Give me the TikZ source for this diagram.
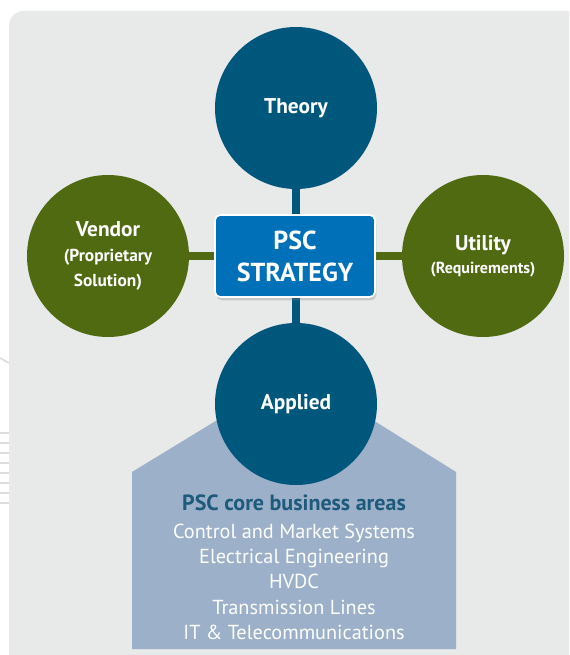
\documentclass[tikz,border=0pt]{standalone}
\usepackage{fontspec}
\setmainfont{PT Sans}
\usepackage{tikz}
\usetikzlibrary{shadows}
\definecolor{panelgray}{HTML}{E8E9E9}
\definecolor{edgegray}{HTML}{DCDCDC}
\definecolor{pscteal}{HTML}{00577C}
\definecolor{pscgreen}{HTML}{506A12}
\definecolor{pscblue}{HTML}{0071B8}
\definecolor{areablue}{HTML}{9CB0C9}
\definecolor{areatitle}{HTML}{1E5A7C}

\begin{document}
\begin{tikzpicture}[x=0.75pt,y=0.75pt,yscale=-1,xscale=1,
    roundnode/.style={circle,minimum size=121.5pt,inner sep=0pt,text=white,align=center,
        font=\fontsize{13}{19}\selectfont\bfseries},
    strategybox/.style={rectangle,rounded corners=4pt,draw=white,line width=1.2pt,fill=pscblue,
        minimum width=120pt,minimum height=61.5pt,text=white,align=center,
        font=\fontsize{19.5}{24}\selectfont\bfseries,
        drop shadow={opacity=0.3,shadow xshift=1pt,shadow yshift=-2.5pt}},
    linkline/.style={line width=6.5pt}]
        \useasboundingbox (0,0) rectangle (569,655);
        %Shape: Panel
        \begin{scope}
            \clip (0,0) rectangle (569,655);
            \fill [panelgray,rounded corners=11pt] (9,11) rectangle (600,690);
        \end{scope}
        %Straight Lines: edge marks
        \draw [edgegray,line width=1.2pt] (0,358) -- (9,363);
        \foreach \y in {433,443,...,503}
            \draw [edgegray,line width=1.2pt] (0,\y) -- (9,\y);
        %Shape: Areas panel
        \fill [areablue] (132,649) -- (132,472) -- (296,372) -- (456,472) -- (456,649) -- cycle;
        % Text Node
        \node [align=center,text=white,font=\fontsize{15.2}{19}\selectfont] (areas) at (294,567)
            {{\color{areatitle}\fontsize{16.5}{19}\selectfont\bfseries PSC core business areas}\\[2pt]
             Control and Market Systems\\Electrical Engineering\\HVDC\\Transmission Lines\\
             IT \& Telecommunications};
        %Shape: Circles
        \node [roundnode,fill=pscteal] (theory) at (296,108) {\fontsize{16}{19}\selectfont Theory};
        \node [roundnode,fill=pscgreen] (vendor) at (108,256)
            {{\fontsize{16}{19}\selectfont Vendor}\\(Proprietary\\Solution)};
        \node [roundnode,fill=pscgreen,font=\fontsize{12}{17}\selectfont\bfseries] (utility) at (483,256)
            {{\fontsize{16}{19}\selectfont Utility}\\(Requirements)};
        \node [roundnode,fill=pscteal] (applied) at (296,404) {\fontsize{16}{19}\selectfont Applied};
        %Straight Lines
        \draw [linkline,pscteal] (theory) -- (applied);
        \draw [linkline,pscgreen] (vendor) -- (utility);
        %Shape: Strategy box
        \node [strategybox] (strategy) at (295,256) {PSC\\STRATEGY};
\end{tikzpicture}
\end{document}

══════════════════════════════

CHALLENGE - Leave the pictures out, and print every line of the listing exactly as written.

SOLUTION FOR THIS EXERCISE -
Give me the TikZ source for this diagram.
\documentclass[tikz,border=0pt]{standalone}
\usepackage{fontspec}
\setmainfont{PT Sans}
\usepackage{tikz}
\usetikzlibrary{shadows}
\definecolor{panelgray}{HTML}{E8E9E9}
\definecolor{edgegray}{HTML}{DCDCDC}
\definecolor{pscteal}{HTML}{00577C}
\definecolor{pscgreen}{HTML}{506A12}
\definecolor{pscblue}{HTML}{0071B8}
\definecolor{areablue}{HTML}{9CB0C9}
\definecolor{areatitle}{HTML}{1E5A7C}

\begin{document}
\begin{tikzpicture}[x=0.75pt,y=0.75pt,yscale=-1,xscale=1,
    roundnode/.style={circle,minimum size=121.5pt,inner sep=0pt,text=white,align=center,
        font=\fontsize{13}{19}\selectfont\bfseries},
    strategybox/.style={rectangle,rounded corners=4pt,draw=white,line width=1.2pt,fill=pscblue,
        minimum width=120pt,minimum height=61.5pt,text=white,align=center,
        font=\fontsize{19.5}{24}\selectfont\bfseries,
        drop shadow={opacity=0.3,shadow xshift=1pt,shadow yshift=-2.5pt}},
    linkline/.style={line width=6.5pt}]
        \useasboundingbox (0,0) rectangle (569,655);
        %Shape: Panel
        \begin{scope}
            \clip (0,0) rectangle (569,655);
            \fill [panelgray,rounded corners=11pt] (9,11) rectangle (600,690);
        \end{scope}
        %Straight Lines: edge marks
        \draw [edgegray,line width=1.2pt] (0,358) -- (9,363);
        \foreach \y in {433,443,...,503}
            \draw [edgegray,line width=1.2pt] (0,\y) -- (9,\y);
        %Shape: Areas panel
        \fill [areablue] (132,649) -- (132,472) -- (296,372) -- (456,472) -- (456,649) -- cycle;
        % Text Node
        \node [align=center,text=white,font=\fontsize{15.2}{19}\selectfont] (areas) at (294,567)
            {{\color{areatitle}\fontsize{16.5}{19}\selectfont\bfseries PSC core business areas}\\[2pt]
             Control and Market Systems\\Electrical Engineering\\HVDC\\Transmission Lines\\
             IT \& Telecommunications};
        %Shape: Circles
        \node [roundnode,fill=pscteal] (theory) at (296,108) {\fontsize{16}{19}\selectfont Theory};
        \node [roundnode,fill=pscgreen] (vendor) at (108,256)
            {{\fontsize{16}{19}\selectfont Vendor}\\(Proprietary\\Solution)};
        \node [roundnode,fill=pscgreen,font=\fontsize{12}{17}\selectfont\bfseries] (utility) at (483,256)
            {{\fontsize{16}{19}\selectfont Utility}\\(Requirements)};
        \node [roundnode,fill=pscteal] (applied) at (296,404) {\fontsize{16}{19}\selectfont Applied};
        %Straight Lines
        \draw [linkline,pscteal] (theory) -- (applied);
        \draw [linkline,pscgreen] (vendor) -- (utility);
        %Shape: Strategy box
        \node [strategybox] (strategy) at (295,256) {PSC\\STRATEGY};
\end{tikzpicture}
\end{document}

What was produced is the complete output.